Become a Better Researcher

Our research problems are unique and our genealogy software, to be useful, must be flexible enough to match our respective problems and our respective methods. The Master Genealogist is that software, but power and flexibility has a down side. The more options a program has, the more decisions the user must make. This year, the Tri-Valley TMG User Group will explore those options and make some of those personal decisions. Would you like to play along with us? Do each month's assignment, and if you like, e-mail it to us at: We'll post some of the completed assignments on this blog each month. Let's hear it for choices!

Friday, March 28, 2014

April Assignment: Tombstone Tales

There are two bumper sticks that should be adorning my family cars. My husband's should say, "My wife's other car is a broom," and mine should say, "I brake for cemeteries." All genealogists love cemeteries, so this month's assignment should be easy. Among all those tombstones you've photographed or transcribed, there must be one or two that call to you, hinting at a deeper story. This is your opportunity to find and tell that story.

In addition to writing the narrative, here are some TMG points to consider when working with your census records:
  • Create a Master Source List entry for this record, if you don't already have one. What source type template did you use? Did you have any difficulties with it?
  • Do you transcribe the tombstone when entering the information in TMG?
    1. Why or why not?
    2. If you do, where do you enter it?
  • Do you attach an image of the tombstone to the tag?
  • Write a narrative paragraph about your subject that derives from the tombstone. You will probably need to do extra research to write this paragraph! Don't forget to cite all these additional sources.
Hats off to Danielle! She completed her assignment before I finished mine. Bravo!

I do have a brief article with screenshots showing my burial tag, sentence output (English) and sentence output (Notes), the Source Definition screen, and the Citation Detail screen. The narrative is a separate article, discussing the Elizabeth (Colburn) Ball grave marker. Be sure to look at the photograph on Find A Grave.

The tombstone I chose has two names inscribed on it. Several members have asked me how I handle this in TMG. I've experimented with several methods, but I don't think I'm in love with any of them. One of the earlier blog posts discusses a few ideas I've used. If you're interested in these methods, the post is titled, "Entering Information from Monuments."

While you're working on this assignment, feel free to post questions and problems to this blog, or send them to Kay and me at: Bring the finished product with you to the April meeting. I'm looking forward to hearing a lot of new ideas!

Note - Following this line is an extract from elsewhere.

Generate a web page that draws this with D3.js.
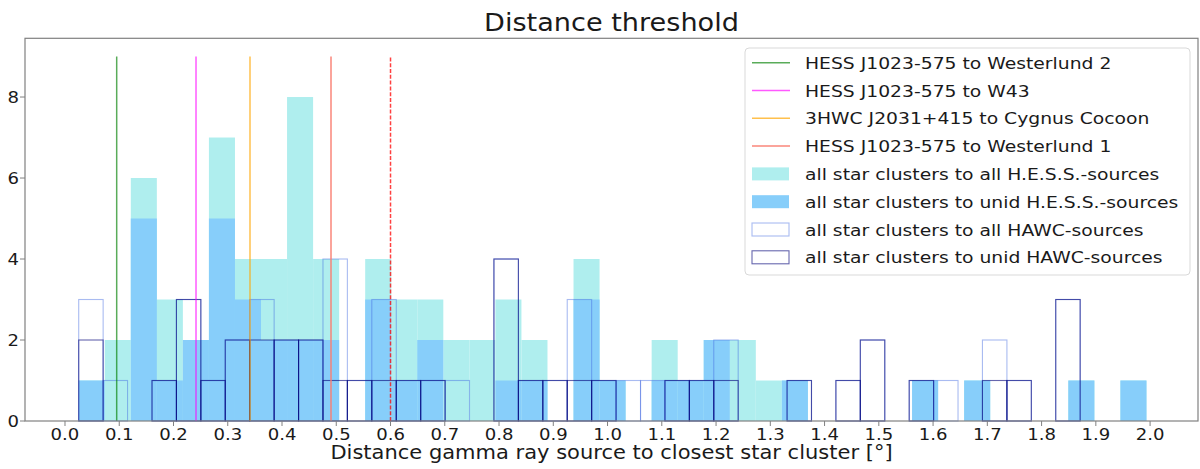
<!DOCTYPE html>
<html>
<head>
<meta charset="utf-8">
<script src="https://cdn.jsdelivr.net/npm/d3@7"></script>
<style>
  body { margin: 0; background: #fff; }
  text { font-family: "DejaVu Sans", sans-serif; fill: #1a1a1a; }
</style>
</head>
<body>
<div id="chart"></div>
<script>
// bin edges (H.E.S.S. and HAWC histograms use different bins)
const hessEdges = [0.0253, 0.0733, 0.1213, 0.1693, 0.2173, 0.2653, 0.3133, 0.3613, 0.4093, 0.4573,
  0.5053, 0.5533, 0.6013, 0.6493, 0.6973, 0.7453, 0.7933, 0.8413, 0.8893, 0.9373,
  0.9853, 1.0333, 1.0813, 1.1293, 1.1773, 1.2253, 1.2733, 1.3213, 1.3693, 1.4173,
  1.4653, 1.5133, 1.5613, 1.6093, 1.6573, 1.7053, 1.7533, 1.8013, 1.8493, 1.8973,
  1.9453, 1.9933];
const hawcEdges = [0.0253, 0.0703, 0.1153, 0.1604, 0.2054, 0.2504, 0.2954, 0.3404, 0.3855, 0.4305,
  0.4755, 0.5205, 0.5655, 0.6106, 0.6556, 0.7006, 0.7456, 0.7906, 0.8357, 0.8807,
  0.9257, 0.9707, 1.0157, 1.0608, 1.1058, 1.1508, 1.1958, 1.2408, 1.2859, 1.3309,
  1.3759, 1.4209, 1.4659, 1.5110, 1.5560, 1.6010, 1.6460, 1.6910, 1.7361, 1.7811,
  1.8261, 1.8711];

// counts per bin
const hessAll  = [1,2,6,3,2,7,4,4,8,4, 0,4,3,3,2,2,3,2,0,4, 1,0,2,1,2,2,1,1,0,0, 0,0,1,0,1,0,0,0,1,0, 1];
const hessUnid = [1,0,5,1,2,5,3,2,2,2, 0,3,1,2,0,0,1,1,0,3, 1,0,1,1,2,0,0,1,0,0, 0,0,1,0,1,0,0,0,1,0, 1];
const hawcAll  = [3,1,0,1,3,1,2,3,2,2, 4,1,3,1,1,1,0,4,1,1, 3,1,1,1,1,1,2,0,0,1, 0,1,2,0,1,1,0,2,1,0, 3];
const hawcUnid = [2,0,0,1,3,1,2,2,2,2, 1,1,1,1,1,0,0,4,1,1, 1,1,0,0,1,1,1,0,0,1, 0,1,2,0,1,0,0,1,1,0, 3];

// reference distances
const refLabels = ["HESS J1023-575 to Westerlund 2", "HESS J1023-575 to W43",
  "3HWC J2031+415 to Cygnus Cocoon", "HESS J1023-575 to Westerlund 1"];
const refValues = [0.0953, 0.2415, 0.341, 0.4903];
const refColors = ["rgba(0,128,0,0.65)", "rgba(255,0,255,0.65)", "rgba(255,165,0,0.7)", "rgba(250,128,114,0.95)"];
const threshold = 0.6;

const histLabels = ["all star clusters to all H.E.S.S.-sources", "all star clusters to unid H.E.S.S.-sources",
  "all star clusters to all HAWC-sources", "all star clusters to unid HAWC-sources"];

const xTicks = d3.range(0, 21).map(i => i / 10);
const yTicks = [0, 2, 4, 6, 8];

// layout
const W = 1200, H = 469, SX = 1.13;
const x = d3.scaleLinear().domain([-0.0737, 2.0883]).range([25, 1198]);
const y = d3.scaleLinear().domain([0, 9.45]).range([421, 38.3]);

const svg = d3.select('#chart').append('svg')
  .attr('width', W).attr('height', H);

// text is horizontally stretched in the reference
function stext(sel, px, py, str, size, anchor) {
  return sel.append('text')
    .attr('transform', 'translate(' + px + ',' + py + ') scale(' + SX + ',1)')
    .attr('font-size', size)
    .attr('text-anchor', anchor || 'start')
    .text(str);
}

function bins(edges, counts) {
  return counts.map((c, i) => ({x0: edges[i], x1: edges[i + 1], c: c})).filter(d => d.c > 0);
}

const plot = svg.append('g');

// filled histograms
plot.selectAll('.hall').data(bins(hessEdges, hessAll)).enter().append('rect')
  .attr('x', d => x(d.x0)).attr('width', d => x(d.x1) - x(d.x0))
  .attr('y', d => y(d.c)).attr('height', d => y(0) - y(d.c))
  .attr('fill', 'paleturquoise');
plot.selectAll('.hunid').data(bins(hessEdges, hessUnid)).enter().append('rect')
  .attr('x', d => x(d.x0)).attr('width', d => x(d.x1) - x(d.x0))
  .attr('y', d => y(d.c)).attr('height', d => y(0) - y(d.c))
  .attr('fill', 'lightskyblue');

// outline histograms
plot.selectAll('.wall').data(bins(hawcEdges, hawcAll)).enter().append('rect')
  .attr('x', d => x(d.x0)).attr('width', d => x(d.x1) - x(d.x0))
  .attr('y', d => y(d.c)).attr('height', d => y(0) - y(d.c))
  .attr('fill', 'none').attr('stroke', 'rgba(65,105,225,0.45)').attr('stroke-width', 1.1);
plot.selectAll('.wunid').data(bins(hawcEdges, hawcUnid)).enter().append('rect')
  .attr('x', d => x(d.x0)).attr('width', d => x(d.x1) - x(d.x0))
  .attr('y', d => y(d.c)).attr('height', d => y(0) - y(d.c))
  .attr('fill', 'none').attr('stroke', 'rgba(0,0,120,0.6)').attr('stroke-width', 1.1);

// reference lines
refValues.forEach((v, i) => {
  plot.append('line')
    .attr('x1', x(v)).attr('x2', x(v)).attr('y1', y(0)).attr('y2', y(9))
    .attr('stroke', refColors[i]).attr('stroke-width', 1.5);
});
plot.append('line')
  .attr('x1', x(threshold)).attr('x2', x(threshold)).attr('y1', y(0)).attr('y2', y(9))
  .attr('stroke', 'rgba(255,0,0,0.75)').attr('stroke-width', 1.5)
  .attr('stroke-dasharray', '4,1.8');

// frame
svg.append('rect')
  .attr('x', x.range()[0]).attr('y', y.range()[1])
  .attr('width', x.range()[1] - x.range()[0]).attr('height', y.range()[0] - y.range()[1])
  .attr('fill', 'none').attr('stroke', '#808080').attr('stroke-width', 1.2);

// x ticks
xTicks.forEach(t => {
  svg.append('line').attr('x1', x(t)).attr('x2', x(t)).attr('y1', y(0)).attr('y2', y(0) + 5)
    .attr('stroke', '#808080').attr('stroke-width', 1);
  stext(svg, x(t), 439.5, d3.format('.1f')(t), 16, 'middle');
});
// y ticks
yTicks.forEach(t => {
  svg.append('line').attr('x1', 20).attr('x2', 25).attr('y1', y(t)).attr('y2', y(t))
    .attr('stroke', '#808080').attr('stroke-width', 1);
  stext(svg, 19, y(t) + 5.8, String(t), 16, 'end');
});

// labels
const cx = (x.range()[0] + x.range()[1]) / 2;
stext(svg, cx, 31, 'Distance threshold', 24, 'middle');
stext(svg, cx, 459, 'Distance gamma ray source to closest star cluster [°]', 18.6, 'middle');

// legend
const leg = svg.append('g');
leg.append('rect')
  .attr('x', 745).attr('y', 48).attr('width', 445).attr('height', 227).attr('rx', 4)
  .attr('fill', 'rgba(255,255,255,0.85)').attr('stroke', '#d9d9d9');
const rowY = i => 62.7 + i * 27.8;
refLabels.forEach((lab, i) => {
  leg.append('line').attr('x1', 752).attr('x2', 790).attr('y1', rowY(i)).attr('y2', rowY(i))
    .attr('stroke', refColors[i]).attr('stroke-width', 1.5);
  stext(leg, 805, rowY(i) + 6, lab, 16.6, 'start');
});
const patchFill = ['paleturquoise', 'lightskyblue', '#fff', '#fff'];
const patchStroke = ['none', 'none', 'rgba(65,105,225,0.45)', 'rgba(0,0,120,0.6)'];
histLabels.forEach((lab, j) => {
  const i = j + 4;
  leg.append('rect').attr('x', 752).attr('y', rowY(i) - 6.5).attr('width', 37).attr('height', 13)
    .attr('fill', patchFill[j]).attr('stroke', patchStroke[j]).attr('stroke-width', 1.1);
  stext(leg, 805, rowY(i) + 6, lab, 16.6, 'start');
});
</script>
</body>
</html>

Remember this year's goals.

  • We want to develop the habit of analyzing each record we use, and not just enter each information bit without thinking about its meaning.
  • We want to make conscious decisions on what data we want to enter into TMG, how we enter that data, and how we will use that data in our research.
  • We want to develop the habit of writing research reports and real family histories, not just printing out pedigree charts and family group sheets.
  • We want to make TMG fit our research needs and goals. We don't want to make our research practices fit TMG.